The cast, stereotypically melodramatic in some parts, charmingly sympathetic in others, achieve the latter effect best when they riff off each other, individually crucial parts to their mostly wholesome whole. Their understated performances feel natural—the tears in Laurent’s eyes as his wife and son leave him more believable than not, the growing strain on Simon's relationship with his daughter visible in the tightness of his face—and in spite of their differences, they come together to support one another in their respective times of need. When the man Mathilde is in love with calls her out on her stalking, for example—he has a wife and baby!
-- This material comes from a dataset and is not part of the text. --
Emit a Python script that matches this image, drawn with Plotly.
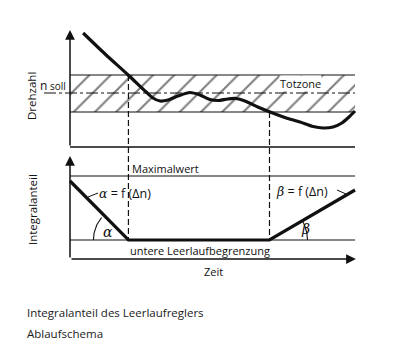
import numpy as np
import plotly.graph_objects as go

# ---------------- data (schematic units) ----------------
# time axis: 0 .. 100 ; speed axis n ; integral axis I
t_speed = [4.6, 12.3, 20.4, 26.7, 29.1, 31.6, 34.4, 37.9, 42.1, 45.6, 49.1, 51.9,
           55.4, 58.2, 61.4, 65.9, 70.2, 75.4, 80.7, 85.3, 88.8, 92.3, 95.4, 97.9, 100]
n_speed = [114, 93, 72, 55, 49, 46, 47, 51, 54.5, 52, 47.5, 46.5,
           48, 48.5, 46, 40, 35, 29.5, 25, 20.5, 19, 20, 24, 30, 36]

n_band_top = 72
n_band_bottom = 35
n_soll = 54
n_axis_top = 117

t_start, t_end = 0, 100
t1, t2 = 20.5, 70.0          # entering / leaving the dead zone

I_max = 83                    # Maximalwert
I_min = 19                    # untere Leerlaufbegrenzung
I_axis_top = 103
t_integral = [0, t1, t2, 100]
I_integral = [78, I_min, I_min, 69]

caption = ["Integralanteil des Leerlaufreglers", "Ablaufschema"]

# ---------------- layout helpers ----------------
OFF = 8                        # page body margin
W, H = 400 - 2 * OFF, 357 - 2 * OFF
PX_T = 2.85                    # px per time unit
X0 = 70                        # page px of t=0

def px_to_t(px):
    return (px - X0) / PX_T

xr = [px_to_t(OFF), px_to_t(OFF + W)]
yr = [147 - (OFF + H), 147 - OFF]          # upper axis: n = 147 - py
y2r = [259 - (OFF + H), 259 - OFF]         # lower axis: I = 259 - py
N_OFF = 112                                # n = I - 112

FONT = "Open Sans"
SERIF = "DejaVu Serif"
INK = "#111111"

fig = go.Figure()

# hatched dead zone
fig.add_trace(go.Scatter(
    x=[t_start, t_end, t_end, t_start, t_start],
    y=[n_band_bottom, n_band_bottom, n_band_top, n_band_top, n_band_bottom],
    mode="lines", fill="toself", line=dict(width=0),
    fillcolor="rgba(0,0,0,0)",
    fillpattern=dict(shape="/", size=15, solidity=0.14, fgcolor="#000000", bgcolor="white"),
    hoverinfo="skip", showlegend=False))

def hline(x0, x1, y, yref="y", width=1, dash="solid", color=INK):
    fig.add_shape(type="line", x0=x0, x1=x1, y0=y, y1=y, xref="x", yref=yref,
                  line=dict(color=color, width=width, dash=dash))

# upper panel lines
hline(t_start, t_end, n_band_top, width=1.2)
hline(t_start, t_end, n_band_bottom, width=1.2)
hline(px_to_t(44), t_end, n_soll, width=1, dash="12px,3px,3px,3px")
hline(t_start, t_end, 0, width=1.5)

# lower panel lines
hline(t_start, t_end, I_max, yref="y2", width=1.2)
hline(t_start, t_end, I_min, yref="y2", width=1.2)

# dashed verticals
for tt, ntop in [(t1, n_band_top), (t2, n_band_bottom)]:
    fig.add_shape(type="line", x0=tt, x1=tt, y0=ntop, y1=I_min - N_OFF,
                  xref="x", yref="y", line=dict(color=INK, width=1.2, dash="6px,3px"))

# speed curve
fig.add_trace(go.Scatter(x=t_speed, y=n_speed, mode="lines",
                         line=dict(color=INK, width=3.2, shape="spline", smoothing=0.7),
                         hoverinfo="skip", showlegend=False))
# integral curve
fig.add_trace(go.Scatter(x=t_integral, y=I_integral, mode="lines", yaxis="y2",
                         line=dict(color=INK, width=3.2),
                         hoverinfo="skip", showlegend=False))

# angle arcs (geometric decoration in pixel space)
def arc(cx_px, cy_px, r, a0, a1, yref):
    a = np.radians(np.linspace(a0, a1, 20))
    px = cx_px + r * np.cos(a)
    py = cy_px - r * np.sin(a)
    ys = (147 - py) if yref == "y" else (259 - py)
    fig.add_trace(go.Scatter(x=px_to_t(px), y=ys, mode="lines",
                             yaxis=yref, line=dict(color=INK, width=1.1),
                             hoverinfo="skip", showlegend=False))

arc(X0 + t1 * PX_T, 259 - I_min, 35, 140, 180, "y2")
arc(X0 + t2 * PX_T, 259 - I_min, 38, 0, 29, "y2")

# leader lines
fig.add_shape(type="line", x0=px_to_t(88), x1=px_to_t(98), y0=259 - 197, y1=259 - 193,
              xref="x", yref="y2", line=dict(color=INK, width=1))
fig.add_shape(type="line", x0=px_to_t(337), x1=px_to_t(346), y0=259 - 190, y1=259 - 194,
              xref="x", yref="y2", line=dict(color=INK, width=1))

# axis arrows
def arrow(x, y, ax, ay, yref):
    fig.add_annotation(x=x, y=y, ax=ax, ay=ay, xref="x", yref=yref, axref="x", ayref=yref,
                       showarrow=True, arrowhead=2, arrowsize=1.3, arrowwidth=1.5,
                       arrowcolor=INK, text="")

arrow(t_start, n_axis_top, t_start, 0, "y")
arrow(t_start, I_axis_top, t_start, 0, "y2")
arrow(t_end + 0.3, 0, t_start, 0, "y2")

# texts
def label(text, px, py, size=11.5, anchor="left", angle=0, color=INK, bg=None, family=FONT):
    fig.add_annotation(x=px_to_t(px), y=147 - py, xref="x", yref="y", text=text,
                       showarrow=False, xanchor=anchor, yanchor="middle", textangle=angle,
                       bgcolor=bg, borderpad=0,
                       font=dict(family=family, size=size, color=color))

alpha = f"<span style='font-family:{SERIF}'><i>α</i></span>"
beta = f"<span style='font-family:{SERIF}'><i>β</i></span>"

label("Drehzahl", 31, 96, size=11.5, anchor="center", angle=-90)
label("Integralanteil", 32, 210, size=11.5, anchor="center", angle=-90)
label("n<span style='font-size:10px'> soll</span>", 67, 85, size=12, anchor="right")
label("Totzone", 300, 83, size=11, anchor="center", bg="white")
label("Maximalwert", 131, 168, size=11)
label(alpha + " = f (Δn)", 98, 193, size=12.5)
label(beta + " = f (Δn)", 275, 191, size=12.5)
label(alpha, 102, 232, size=14, family=SERIF)
label(beta, 300, 229, size=14, family=SERIF)
label("untere Leerlaufbegrenzung", 129, 250, size=11)
label("Zeit", 203, 271, size=11)
label(caption[0], 26, 312, size=11.5, color="#1a1a1a")
label(caption[1], 26, 333, size=11.5, color="#1a1a1a")

fig.update_layout(
    width=W, height=H, margin=dict(l=0, r=0, t=0, b=0),
    paper_bgcolor="white", plot_bgcolor="white", showlegend=False,
    xaxis=dict(range=xr, domain=[0, 1], visible=False, fixedrange=True),
    yaxis=dict(range=yr, domain=[0, 1], visible=False, fixedrange=True),
    yaxis2=dict(range=y2r, domain=[0, 1], visible=False, overlaying="y", fixedrange=True),
)

fig.write_html("out.html")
He never loved her!—the men jump in front of her like dogs snarling at a trespasser, ready to protect their vulnerable owner at all costs.
Their loyalty is endearing, like that of hens blindly following their mother—literally. Despite being adults, the grown men act like children to the point of absurdity, their actions belying their age but salvaged by Ahmed Hamidi, Julien Lambroschini, and Lellouche’s occasionally overwrought but nevertheless witty screenplay. Three members of the aged brat pack decide to steal swimwear and gear instead of paying for it, get caught and are forced to pay an exorbitant fee, and neglect to tell Bertrand the outcome. Believing he is still the getaway driver, he crashes his car into another. In another attempt to swindle his car insurance company, Marcus sets fire to the company van, not having remembered that he cancelled his insurance plane because it was a “waste of money.” These blunders warrant the many laughs they elicit, but the characters’ unnecessarily puerile naivete feels too easy, their lives too in shambles for them to risk further worsening it.
The ensuing catastrophes constitute the mostly organic comic buildup to the show’s climax, when the self-dubbed “Team France” enters a national synchronized swimming competition. And of course, while they physically train for the competition, breaking their bodies under Amanda (Leïla Bekhti)—Delphine’s temporary, much harsher replacement—their emotional development mirrors their growing strength, enchanting if not predictable. “They look like they’re happy,” says Bertrand about the men, before having been unofficially welcomed in, to which Laurent unoriginally replies: “Looking isn’t being.” By the end, at least, they are, in some regard even if temporarily, and it’s that happiness that trounces the film’s inconsistencies in a successful splash of an unlikely comedy. Despite the film’s contrived denouement and the fact that most of Team France’s real problems have yet to be solved, its success is something the middle-aged men, in all their unconventionality, earns with their blood, sweat, and chlorine-induced tears.